Trump orders faster psychedelic research, access for mental illness treatment
Trump moved to speed psychedelic research and patient access, but not legalization, betting $50 million and federal review can turn ibogaine into a mental-health treatment.

Donald Trump used an executive order to push psychedelic medicine closer to mainstream federal review, but stopped short of legalizing anything. The April 18 order, titled Accelerating Medical Treatments for Serious Mental Illness, told the Food and Drug Administration to prioritize psychedelic drugs that have already won Breakthrough Therapy designation and instructed the FDA and Drug Enforcement Administration to build a pathway for eligible patients to receive investigational drugs, including ibogaine compounds, under the administration’s Right to Try framework.
That is the key distinction in the policy shift: the White House is opening doors to research access and faster review, not removing federal drug controls. Ibogaine remains a Schedule I substance under federal law, a category reserved for drugs the government says have no currently accepted medical use and a high potential for abuse. The administration, however, said there is now enough scientific evidence to justify deeper study, especially for veterans and people with hard-to-treat conditions such as post-traumatic stress disorder, depression, opioid addiction and traumatic brain injury.

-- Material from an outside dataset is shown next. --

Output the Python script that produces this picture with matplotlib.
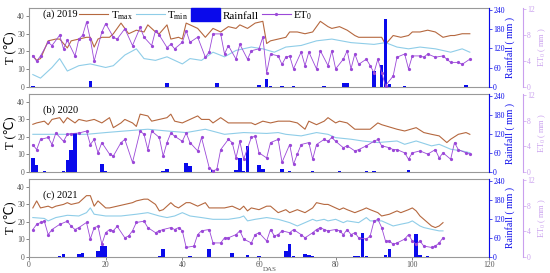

The White House said more than 14 million American adults have a serious mental illness and pointed to veteran suicide rates that have exceeded 6,000 per year for more than 20 years. It also said it would dedicate $50 million to federal research into ibogaine, signaling that the order is meant to move beyond symbolism and into laboratory and clinical work. FDA Commissioner Marty Makary said decisions on the drugs could come as soon as this summer, setting an unusually fast timetable for a field that has been stalled for decades by stigma, regulation and limited large-scale data.
Trump unveiled the order in the Oval Office with Joe Rogan, Makary, and veteran advocates including former Navy SEAL Marcus Luttrell and Rep. Morgan Luttrell, a lineup that underscored the political strategy behind the announcement. The move followed earlier signs that the administration was warming to psychedelic medicine, including public support from Health and Human Services Secretary Robert F. Kennedy Jr. It also fits into a broader drug-policy push that began in December 2025, when Trump signed an executive order directing the attorney general to expedite rescheduling marijuana to Schedule III.
That marijuana order cited 40 states plus the District of Columbia with regulated medical marijuana programs and said 30,000 licensed health care practitioners are authorized to recommend medical marijuana for more than six million registered patients. Together, the two orders suggest a White House willing to use federal agencies, scheduling reviews and research channels to loosen the grip of drug prohibition without calling it legalization. For patients, though, the practical effect still depends on how quickly the FDA, the DEA and the medical evidence can move from announcement to access.